Find each line with the string "script" and report it.
**** Listed entries
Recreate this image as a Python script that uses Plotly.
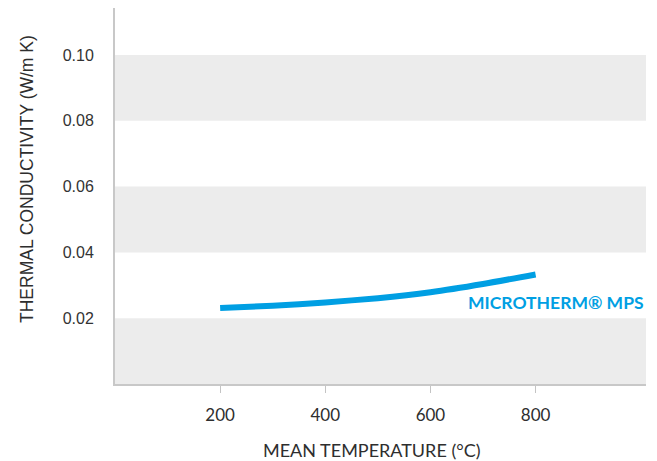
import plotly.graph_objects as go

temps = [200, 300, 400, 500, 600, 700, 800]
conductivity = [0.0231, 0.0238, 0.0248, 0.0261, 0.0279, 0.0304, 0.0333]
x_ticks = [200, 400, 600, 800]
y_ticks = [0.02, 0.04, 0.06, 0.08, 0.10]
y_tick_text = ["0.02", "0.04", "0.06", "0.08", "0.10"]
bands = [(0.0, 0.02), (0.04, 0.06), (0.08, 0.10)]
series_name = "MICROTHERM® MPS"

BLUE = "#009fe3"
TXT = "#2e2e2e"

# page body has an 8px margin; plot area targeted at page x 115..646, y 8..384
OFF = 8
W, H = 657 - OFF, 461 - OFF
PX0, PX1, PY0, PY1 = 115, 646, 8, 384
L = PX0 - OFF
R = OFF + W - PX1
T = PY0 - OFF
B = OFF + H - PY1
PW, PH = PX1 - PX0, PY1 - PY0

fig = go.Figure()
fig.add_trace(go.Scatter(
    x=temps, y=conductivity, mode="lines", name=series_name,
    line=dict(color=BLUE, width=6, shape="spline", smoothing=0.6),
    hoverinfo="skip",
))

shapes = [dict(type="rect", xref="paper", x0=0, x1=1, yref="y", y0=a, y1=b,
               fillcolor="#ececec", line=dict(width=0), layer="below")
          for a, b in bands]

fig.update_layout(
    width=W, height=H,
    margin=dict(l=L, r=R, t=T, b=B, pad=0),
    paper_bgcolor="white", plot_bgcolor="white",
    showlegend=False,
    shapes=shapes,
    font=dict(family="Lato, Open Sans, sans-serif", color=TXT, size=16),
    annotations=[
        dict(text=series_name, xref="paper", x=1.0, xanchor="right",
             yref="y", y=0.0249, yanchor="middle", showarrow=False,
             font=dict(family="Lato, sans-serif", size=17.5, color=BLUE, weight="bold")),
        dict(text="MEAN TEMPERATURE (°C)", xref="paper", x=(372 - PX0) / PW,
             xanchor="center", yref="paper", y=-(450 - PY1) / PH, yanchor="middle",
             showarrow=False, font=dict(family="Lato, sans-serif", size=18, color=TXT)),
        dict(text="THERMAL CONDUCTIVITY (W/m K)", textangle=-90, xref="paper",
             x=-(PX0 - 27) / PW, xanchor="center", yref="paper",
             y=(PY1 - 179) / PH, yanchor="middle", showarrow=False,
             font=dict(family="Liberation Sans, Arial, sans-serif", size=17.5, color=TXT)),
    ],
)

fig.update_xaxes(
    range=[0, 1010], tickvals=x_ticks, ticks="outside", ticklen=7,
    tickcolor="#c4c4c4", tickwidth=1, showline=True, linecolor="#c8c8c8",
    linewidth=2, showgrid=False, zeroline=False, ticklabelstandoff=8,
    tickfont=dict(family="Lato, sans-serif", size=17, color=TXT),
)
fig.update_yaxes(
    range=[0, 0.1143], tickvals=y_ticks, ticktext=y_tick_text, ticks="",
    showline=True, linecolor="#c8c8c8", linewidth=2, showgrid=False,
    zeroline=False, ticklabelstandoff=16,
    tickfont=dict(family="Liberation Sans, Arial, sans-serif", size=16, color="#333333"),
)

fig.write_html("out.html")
********
**** Listed entries
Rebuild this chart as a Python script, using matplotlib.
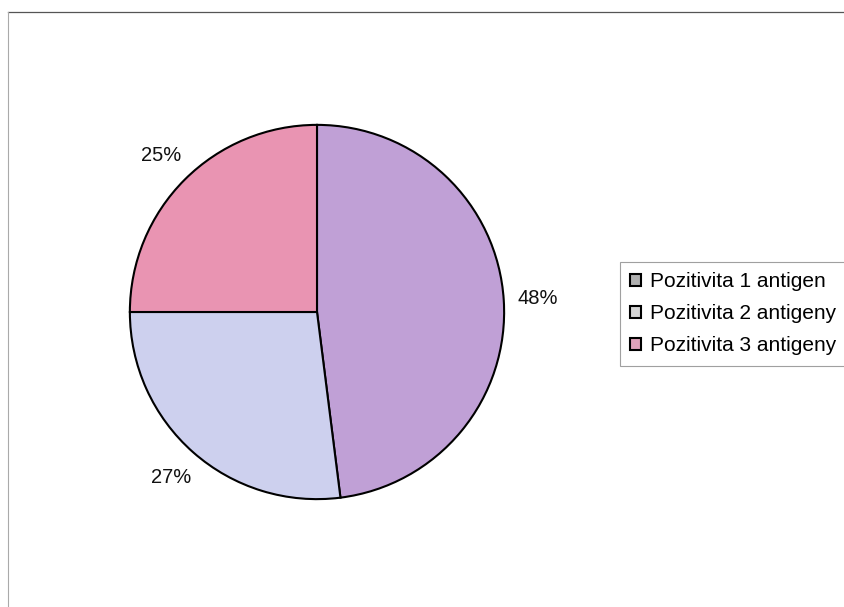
********
Exercise answer:
Recreate this image as a Python script that uses Plotly.
Rebuild this chart as a Python script, using matplotlib.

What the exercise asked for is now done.